What this task involves: Print out every line, exactly as written.

Dataset excerpt:

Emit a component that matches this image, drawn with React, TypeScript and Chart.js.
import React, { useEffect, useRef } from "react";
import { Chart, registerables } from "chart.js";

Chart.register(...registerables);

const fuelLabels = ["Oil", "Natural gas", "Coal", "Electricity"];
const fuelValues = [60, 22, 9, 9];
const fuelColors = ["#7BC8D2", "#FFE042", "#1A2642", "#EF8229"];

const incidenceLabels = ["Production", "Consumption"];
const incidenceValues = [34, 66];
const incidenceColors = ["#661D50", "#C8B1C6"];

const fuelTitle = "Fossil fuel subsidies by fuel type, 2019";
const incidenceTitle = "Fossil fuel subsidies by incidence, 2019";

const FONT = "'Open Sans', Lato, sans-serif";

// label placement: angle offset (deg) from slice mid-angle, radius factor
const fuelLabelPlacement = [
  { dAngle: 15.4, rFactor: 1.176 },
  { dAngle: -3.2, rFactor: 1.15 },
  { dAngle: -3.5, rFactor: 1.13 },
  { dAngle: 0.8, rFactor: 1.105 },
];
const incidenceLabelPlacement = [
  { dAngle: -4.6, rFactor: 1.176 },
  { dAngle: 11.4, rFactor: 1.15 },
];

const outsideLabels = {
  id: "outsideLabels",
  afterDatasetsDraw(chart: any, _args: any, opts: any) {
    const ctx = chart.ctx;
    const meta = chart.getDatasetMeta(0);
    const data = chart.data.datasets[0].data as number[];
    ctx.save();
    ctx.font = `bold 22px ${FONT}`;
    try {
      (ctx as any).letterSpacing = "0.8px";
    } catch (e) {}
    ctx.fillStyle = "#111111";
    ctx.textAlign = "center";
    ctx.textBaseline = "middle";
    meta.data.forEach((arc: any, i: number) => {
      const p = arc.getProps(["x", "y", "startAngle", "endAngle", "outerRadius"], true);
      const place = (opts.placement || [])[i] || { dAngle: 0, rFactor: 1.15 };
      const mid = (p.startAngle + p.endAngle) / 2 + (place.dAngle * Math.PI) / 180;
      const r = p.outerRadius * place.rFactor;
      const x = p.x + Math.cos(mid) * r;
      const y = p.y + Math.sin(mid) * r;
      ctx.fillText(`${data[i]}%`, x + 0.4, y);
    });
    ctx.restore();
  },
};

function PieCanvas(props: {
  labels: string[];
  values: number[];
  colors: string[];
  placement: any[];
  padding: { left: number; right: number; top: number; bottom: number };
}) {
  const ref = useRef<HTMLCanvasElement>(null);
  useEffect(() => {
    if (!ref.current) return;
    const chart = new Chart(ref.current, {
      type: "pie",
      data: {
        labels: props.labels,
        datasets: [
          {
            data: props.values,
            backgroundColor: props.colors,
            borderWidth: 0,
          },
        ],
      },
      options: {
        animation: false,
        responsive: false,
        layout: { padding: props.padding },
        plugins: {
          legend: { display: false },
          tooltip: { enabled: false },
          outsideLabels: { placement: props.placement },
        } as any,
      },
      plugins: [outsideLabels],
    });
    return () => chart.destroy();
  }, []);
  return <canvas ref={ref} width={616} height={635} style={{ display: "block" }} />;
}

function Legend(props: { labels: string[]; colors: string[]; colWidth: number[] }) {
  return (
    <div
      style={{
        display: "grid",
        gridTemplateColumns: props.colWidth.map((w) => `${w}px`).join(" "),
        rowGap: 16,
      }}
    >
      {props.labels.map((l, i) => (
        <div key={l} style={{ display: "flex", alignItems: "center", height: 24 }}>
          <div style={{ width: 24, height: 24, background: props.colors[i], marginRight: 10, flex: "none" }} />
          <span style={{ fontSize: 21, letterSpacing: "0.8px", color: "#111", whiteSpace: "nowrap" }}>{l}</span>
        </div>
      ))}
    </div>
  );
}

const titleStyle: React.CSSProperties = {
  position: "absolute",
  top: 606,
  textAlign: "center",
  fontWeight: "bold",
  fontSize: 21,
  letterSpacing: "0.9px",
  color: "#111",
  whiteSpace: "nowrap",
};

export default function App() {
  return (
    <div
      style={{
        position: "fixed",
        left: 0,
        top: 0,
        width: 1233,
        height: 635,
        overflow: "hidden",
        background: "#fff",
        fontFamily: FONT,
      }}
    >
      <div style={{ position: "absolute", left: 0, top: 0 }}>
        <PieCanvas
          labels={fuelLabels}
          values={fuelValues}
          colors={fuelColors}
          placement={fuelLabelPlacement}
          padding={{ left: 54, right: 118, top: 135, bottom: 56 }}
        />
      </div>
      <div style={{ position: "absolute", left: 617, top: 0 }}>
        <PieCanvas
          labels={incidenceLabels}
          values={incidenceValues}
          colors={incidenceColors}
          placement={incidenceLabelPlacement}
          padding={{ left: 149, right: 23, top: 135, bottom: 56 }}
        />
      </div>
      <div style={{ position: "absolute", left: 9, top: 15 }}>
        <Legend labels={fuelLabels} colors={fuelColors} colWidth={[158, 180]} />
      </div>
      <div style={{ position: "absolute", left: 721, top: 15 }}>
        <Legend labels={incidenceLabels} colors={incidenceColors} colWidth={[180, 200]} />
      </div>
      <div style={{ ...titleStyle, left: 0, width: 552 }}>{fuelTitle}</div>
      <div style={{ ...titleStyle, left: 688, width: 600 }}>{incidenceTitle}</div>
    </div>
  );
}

Solution for this task:
Emit a component that matches this image, drawn with React, TypeScript and Chart.js.
import React, { useEffect, useRef } from "react";
import { Chart, registerables } from "chart.js";

Chart.register(...registerables);

const fuelLabels = ["Oil", "Natural gas", "Coal", "Electricity"];
const fuelValues = [60, 22, 9, 9];
const fuelColors = ["#7BC8D2", "#FFE042", "#1A2642", "#EF8229"];

const incidenceLabels = ["Production", "Consumption"];
const incidenceValues = [34, 66];
const incidenceColors = ["#661D50", "#C8B1C6"];

const fuelTitle = "Fossil fuel subsidies by fuel type, 2019";
const incidenceTitle = "Fossil fuel subsidies by incidence, 2019";

const FONT = "'Open Sans', Lato, sans-serif";

// label placement: angle offset (deg) from slice mid-angle, radius factor
const fuelLabelPlacement = [
  { dAngle: 15.4, rFactor: 1.176 },
  { dAngle: -3.2, rFactor: 1.15 },
  { dAngle: -3.5, rFactor: 1.13 },
  { dAngle: 0.8, rFactor: 1.105 },
];
const incidenceLabelPlacement = [
  { dAngle: -4.6, rFactor: 1.176 },
  { dAngle: 11.4, rFactor: 1.15 },
];

const outsideLabels = {
  id: "outsideLabels",
  afterDatasetsDraw(chart: any, _args: any, opts: any) {
    const ctx = chart.ctx;
    const meta = chart.getDatasetMeta(0);
    const data = chart.data.datasets[0].data as number[];
    ctx.save();
    ctx.font = `bold 22px ${FONT}`;
    try {
      (ctx as any).letterSpacing = "0.8px";
    } catch (e) {}
    ctx.fillStyle = "#111111";
    ctx.textAlign = "center";
    ctx.textBaseline = "middle";
    meta.data.forEach((arc: any, i: number) => {
      const p = arc.getProps(["x", "y", "startAngle", "endAngle", "outerRadius"], true);
      const place = (opts.placement || [])[i] || { dAngle: 0, rFactor: 1.15 };
      const mid = (p.startAngle + p.endAngle) / 2 + (place.dAngle * Math.PI) / 180;
      const r = p.outerRadius * place.rFactor;
      const x = p.x + Math.cos(mid) * r;
      const y = p.y + Math.sin(mid) * r;
      ctx.fillText(`${data[i]}%`, x + 0.4, y);
    });
    ctx.restore();
  },
};

function PieCanvas(props: {
  labels: string[];
  values: number[];
  colors: string[];
  placement: any[];
  padding: { left: number; right: number; top: number; bottom: number };
}) {
  const ref = useRef<HTMLCanvasElement>(null);
  useEffect(() => {
    if (!ref.current) return;
    const chart = new Chart(ref.current, {
      type: "pie",
      data: {
        labels: props.labels,
        datasets: [
          {
            data: props.values,
            backgroundColor: props.colors,
            borderWidth: 0,
          },
        ],
      },
      options: {
        animation: false,
        responsive: false,
        layout: { padding: props.padding },
        plugins: {
          legend: { display: false },
          tooltip: { enabled: false },
          outsideLabels: { placement: props.placement },
        } as any,
      },
      plugins: [outsideLabels],
    });
    return () => chart.destroy();
  }, []);
  return <canvas ref={ref} width={616} height={635} style={{ display: "block" }} />;
}

function Legend(props: { labels: string[]; colors: string[]; colWidth: number[] }) {
  return (
    <div
      style={{
        display: "grid",
        gridTemplateColumns: props.colWidth.map((w) => `${w}px`).join(" "),
        rowGap: 16,
      }}
    >
      {props.labels.map((l, i) => (
        <div key={l} style={{ display: "flex", alignItems: "center", height: 24 }}>
          <div style={{ width: 24, height: 24, background: props.colors[i], marginRight: 10, flex: "none" }} />
          <span style={{ fontSize: 21, letterSpacing: "0.8px", color: "#111", whiteSpace: "nowrap" }}>{l}</span>
        </div>
      ))}
    </div>
  );
}

const titleStyle: React.CSSProperties = {
  position: "absolute",
  top: 606,
  textAlign: "center",
  fontWeight: "bold",
  fontSize: 21,
  letterSpacing: "0.9px",
  color: "#111",
  whiteSpace: "nowrap",
};

export default function App() {
  return (
    <div
      style={{
        position: "fixed",
        left: 0,
        top: 0,
        width: 1233,
        height: 635,
        overflow: "hidden",
        background: "#fff",
        fontFamily: FONT,
      }}
    >
      <div style={{ position: "absolute", left: 0, top: 0 }}>
        <PieCanvas
          labels={fuelLabels}
          values={fuelValues}
          colors={fuelColors}
          placement={fuelLabelPlacement}
          padding={{ left: 54, right: 118, top: 135, bottom: 56 }}
        />
      </div>
      <div style={{ position: "absolute", left: 617, top: 0 }}>
        <PieCanvas
          labels={incidenceLabels}
          values={incidenceValues}
          colors={incidenceColors}
          placement={incidenceLabelPlacement}
          padding={{ left: 149, right: 23, top: 135, bottom: 56 }}
        />
      </div>
      <div style={{ position: "absolute", left: 9, top: 15 }}>
        <Legend labels={fuelLabels} colors={fuelColors} colWidth={[158, 180]} />
      </div>
      <div style={{ position: "absolute", left: 721, top: 15 }}>
        <Legend labels={incidenceLabels} colors={incidenceColors} colWidth={[180, 200]} />
      </div>
      <div style={{ ...titleStyle, left: 0, width: 552 }}>{fuelTitle}</div>
      <div style={{ ...titleStyle, left: 688, width: 600 }}>{incidenceTitle}</div>
    </div>
  );
}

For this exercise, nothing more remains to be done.